Ciara Floyd was beaten to death by her mother's boyfriend in 1996, a month after the girl's father took her to Shands Hospital in Gainesville with bruises on her chest and back. A state child abuse investigator said there was not enough evidence to remove the child from her mother's home. The boyfriend, Larry Christopher Noegel, had pleaded guilty to second-degree murder and was sentenced to 30 years in prison. Jurors awarded $250,000 to Ciara's father, William Floyd.
"I'm glad my story could finally come out and everybody else could finally see they had more than enough; they could have prevented her death," Floyd said. DCF officials did not immediately say whether they would appeal the verdict. "We are reviewing the jury's decision and are exploring our legal options," DCF spokesman Tim Bottcher said in a statement. DCF's lawyer said in closing arguments that the investigator, Janice Joiner, had no recourse under the law but to leave Ciara with her mother.

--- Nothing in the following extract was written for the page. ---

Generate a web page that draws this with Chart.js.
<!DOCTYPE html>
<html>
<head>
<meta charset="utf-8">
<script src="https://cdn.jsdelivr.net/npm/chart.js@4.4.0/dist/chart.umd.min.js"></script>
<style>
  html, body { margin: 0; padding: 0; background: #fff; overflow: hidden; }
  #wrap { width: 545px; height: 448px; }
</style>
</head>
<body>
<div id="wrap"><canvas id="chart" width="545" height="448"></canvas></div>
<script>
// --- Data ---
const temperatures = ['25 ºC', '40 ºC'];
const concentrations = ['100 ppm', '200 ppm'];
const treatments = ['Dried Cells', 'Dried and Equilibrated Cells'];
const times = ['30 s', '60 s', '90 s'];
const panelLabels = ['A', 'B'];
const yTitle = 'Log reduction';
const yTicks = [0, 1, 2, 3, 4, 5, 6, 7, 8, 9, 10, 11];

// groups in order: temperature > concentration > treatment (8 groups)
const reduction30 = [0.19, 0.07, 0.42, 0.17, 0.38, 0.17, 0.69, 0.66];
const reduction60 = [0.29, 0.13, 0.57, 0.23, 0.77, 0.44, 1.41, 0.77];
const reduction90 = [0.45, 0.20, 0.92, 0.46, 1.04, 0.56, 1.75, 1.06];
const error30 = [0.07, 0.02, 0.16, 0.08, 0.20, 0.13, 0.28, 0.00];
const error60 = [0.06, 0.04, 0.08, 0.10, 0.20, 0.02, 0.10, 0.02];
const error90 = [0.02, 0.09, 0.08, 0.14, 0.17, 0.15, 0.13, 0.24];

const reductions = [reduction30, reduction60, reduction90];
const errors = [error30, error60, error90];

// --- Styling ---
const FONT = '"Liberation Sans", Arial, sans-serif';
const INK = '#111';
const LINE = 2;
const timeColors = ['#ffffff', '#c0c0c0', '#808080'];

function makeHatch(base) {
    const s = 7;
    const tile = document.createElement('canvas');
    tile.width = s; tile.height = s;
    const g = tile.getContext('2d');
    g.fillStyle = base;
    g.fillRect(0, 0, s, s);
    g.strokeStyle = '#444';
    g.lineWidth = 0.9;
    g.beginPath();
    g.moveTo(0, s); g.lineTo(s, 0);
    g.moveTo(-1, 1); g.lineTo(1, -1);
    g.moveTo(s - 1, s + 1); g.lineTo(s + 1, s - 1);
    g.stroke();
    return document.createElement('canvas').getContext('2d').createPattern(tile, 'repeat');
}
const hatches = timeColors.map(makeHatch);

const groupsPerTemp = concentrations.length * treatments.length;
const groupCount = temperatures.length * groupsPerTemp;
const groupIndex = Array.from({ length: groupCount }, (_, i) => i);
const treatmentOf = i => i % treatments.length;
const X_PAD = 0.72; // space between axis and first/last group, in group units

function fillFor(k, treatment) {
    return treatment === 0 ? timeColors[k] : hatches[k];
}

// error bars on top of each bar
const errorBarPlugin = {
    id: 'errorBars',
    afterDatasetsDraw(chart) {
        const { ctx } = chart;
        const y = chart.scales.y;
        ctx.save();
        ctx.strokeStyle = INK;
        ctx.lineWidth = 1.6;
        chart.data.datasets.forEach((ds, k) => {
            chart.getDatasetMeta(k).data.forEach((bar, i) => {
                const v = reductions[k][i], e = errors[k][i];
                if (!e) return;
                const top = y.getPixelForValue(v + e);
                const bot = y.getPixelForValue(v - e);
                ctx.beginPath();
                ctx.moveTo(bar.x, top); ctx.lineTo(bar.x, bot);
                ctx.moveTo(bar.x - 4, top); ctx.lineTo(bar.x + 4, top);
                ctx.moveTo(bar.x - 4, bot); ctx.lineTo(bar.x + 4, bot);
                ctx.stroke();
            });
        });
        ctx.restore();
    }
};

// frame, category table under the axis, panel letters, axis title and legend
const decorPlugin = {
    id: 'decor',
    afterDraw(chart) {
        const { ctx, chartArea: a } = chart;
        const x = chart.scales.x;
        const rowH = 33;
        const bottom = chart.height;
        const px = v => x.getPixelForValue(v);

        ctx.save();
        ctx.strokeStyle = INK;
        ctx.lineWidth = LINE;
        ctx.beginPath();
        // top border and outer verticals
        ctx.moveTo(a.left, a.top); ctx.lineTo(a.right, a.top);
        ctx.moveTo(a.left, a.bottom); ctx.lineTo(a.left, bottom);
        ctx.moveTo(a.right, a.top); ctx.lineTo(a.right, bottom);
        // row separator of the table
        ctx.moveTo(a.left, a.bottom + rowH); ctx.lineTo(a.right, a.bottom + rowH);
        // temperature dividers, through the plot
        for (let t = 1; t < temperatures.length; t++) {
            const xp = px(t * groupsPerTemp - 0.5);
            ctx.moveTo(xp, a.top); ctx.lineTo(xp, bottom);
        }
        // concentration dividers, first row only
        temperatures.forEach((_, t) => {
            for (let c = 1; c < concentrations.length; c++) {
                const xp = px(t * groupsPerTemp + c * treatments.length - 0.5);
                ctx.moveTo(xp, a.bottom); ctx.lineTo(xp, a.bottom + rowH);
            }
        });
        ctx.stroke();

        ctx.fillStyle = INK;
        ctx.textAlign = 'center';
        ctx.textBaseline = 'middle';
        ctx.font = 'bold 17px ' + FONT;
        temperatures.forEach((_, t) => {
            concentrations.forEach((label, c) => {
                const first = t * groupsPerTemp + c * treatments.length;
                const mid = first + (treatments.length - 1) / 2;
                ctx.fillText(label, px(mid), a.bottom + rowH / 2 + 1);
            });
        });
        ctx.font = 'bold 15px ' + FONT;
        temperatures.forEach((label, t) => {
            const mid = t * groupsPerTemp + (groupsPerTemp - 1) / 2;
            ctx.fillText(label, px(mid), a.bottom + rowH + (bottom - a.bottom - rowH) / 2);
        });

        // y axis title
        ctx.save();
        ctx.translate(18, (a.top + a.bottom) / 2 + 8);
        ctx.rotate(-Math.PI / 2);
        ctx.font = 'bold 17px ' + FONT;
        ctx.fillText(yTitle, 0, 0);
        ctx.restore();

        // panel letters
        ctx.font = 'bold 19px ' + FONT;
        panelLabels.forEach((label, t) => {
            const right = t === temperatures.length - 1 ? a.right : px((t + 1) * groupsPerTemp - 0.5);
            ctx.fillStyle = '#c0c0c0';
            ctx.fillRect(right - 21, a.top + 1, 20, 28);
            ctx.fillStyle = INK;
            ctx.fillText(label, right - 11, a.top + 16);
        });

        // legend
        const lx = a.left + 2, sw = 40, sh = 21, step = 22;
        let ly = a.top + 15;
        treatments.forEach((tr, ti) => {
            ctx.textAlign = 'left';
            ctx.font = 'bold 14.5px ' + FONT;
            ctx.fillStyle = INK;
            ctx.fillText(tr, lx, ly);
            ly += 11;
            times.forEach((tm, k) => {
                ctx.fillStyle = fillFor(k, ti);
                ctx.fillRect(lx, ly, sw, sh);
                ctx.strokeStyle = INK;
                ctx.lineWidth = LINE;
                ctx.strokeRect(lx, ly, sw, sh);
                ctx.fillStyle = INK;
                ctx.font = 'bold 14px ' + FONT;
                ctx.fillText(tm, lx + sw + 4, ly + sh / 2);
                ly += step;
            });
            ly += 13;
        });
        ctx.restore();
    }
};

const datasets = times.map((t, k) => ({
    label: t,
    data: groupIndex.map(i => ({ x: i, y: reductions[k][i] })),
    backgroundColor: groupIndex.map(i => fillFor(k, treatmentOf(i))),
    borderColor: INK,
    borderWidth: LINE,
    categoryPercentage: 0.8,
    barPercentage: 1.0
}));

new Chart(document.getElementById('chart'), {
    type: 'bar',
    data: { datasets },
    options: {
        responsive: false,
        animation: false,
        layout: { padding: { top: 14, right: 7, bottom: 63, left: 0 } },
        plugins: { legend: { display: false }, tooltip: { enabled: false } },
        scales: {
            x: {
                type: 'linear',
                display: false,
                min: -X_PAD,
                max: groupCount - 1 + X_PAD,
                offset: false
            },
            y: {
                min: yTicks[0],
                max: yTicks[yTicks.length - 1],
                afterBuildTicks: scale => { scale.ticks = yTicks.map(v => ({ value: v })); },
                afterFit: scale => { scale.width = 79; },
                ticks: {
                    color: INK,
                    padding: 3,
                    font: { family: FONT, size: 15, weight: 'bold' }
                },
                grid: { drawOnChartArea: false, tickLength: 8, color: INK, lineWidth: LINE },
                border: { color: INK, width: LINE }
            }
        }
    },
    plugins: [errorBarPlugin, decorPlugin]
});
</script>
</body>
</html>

Deputy Attorney General Denis Dean said in defending DCF that there were no doctor's reports from Shands indicating abuse. "Without that, there were no reasonable grounds to justify the removal of Ciara," Dean said. "Whether she'd like to do something, whether she has a feeling, she has to follow the law. It'd be great if she had a crystal ball." But Floyd's lawyer said the bruises on the child's chest and back, an admitted domestic battery by her mother's boyfriend and a verified abuse report involving another child should have prompted Ciara's removal from the home, attorney Val Bates said. "Would you have to have more information than that?" Bates asked jurors. "Ms. Joiner, she wants to see a knife sticking out of your neck." "I did everything I knew everything I could legally do and it didn't do any good," Floyd said he told Ciara as he held her unconscious body just before she died. Bates asked jurors to award Ciara's father $250,000, more than twice the state cap of $100,000, for negligence claims against state agencies. Bates said no amount of money could ever compensate Floyd for losing his daughter, who would now be 11 years old. Dean called Floyd's death a "tragedy" but urged jurors not to "let the tragedy of her death be compounded by blaming Janice Joiner."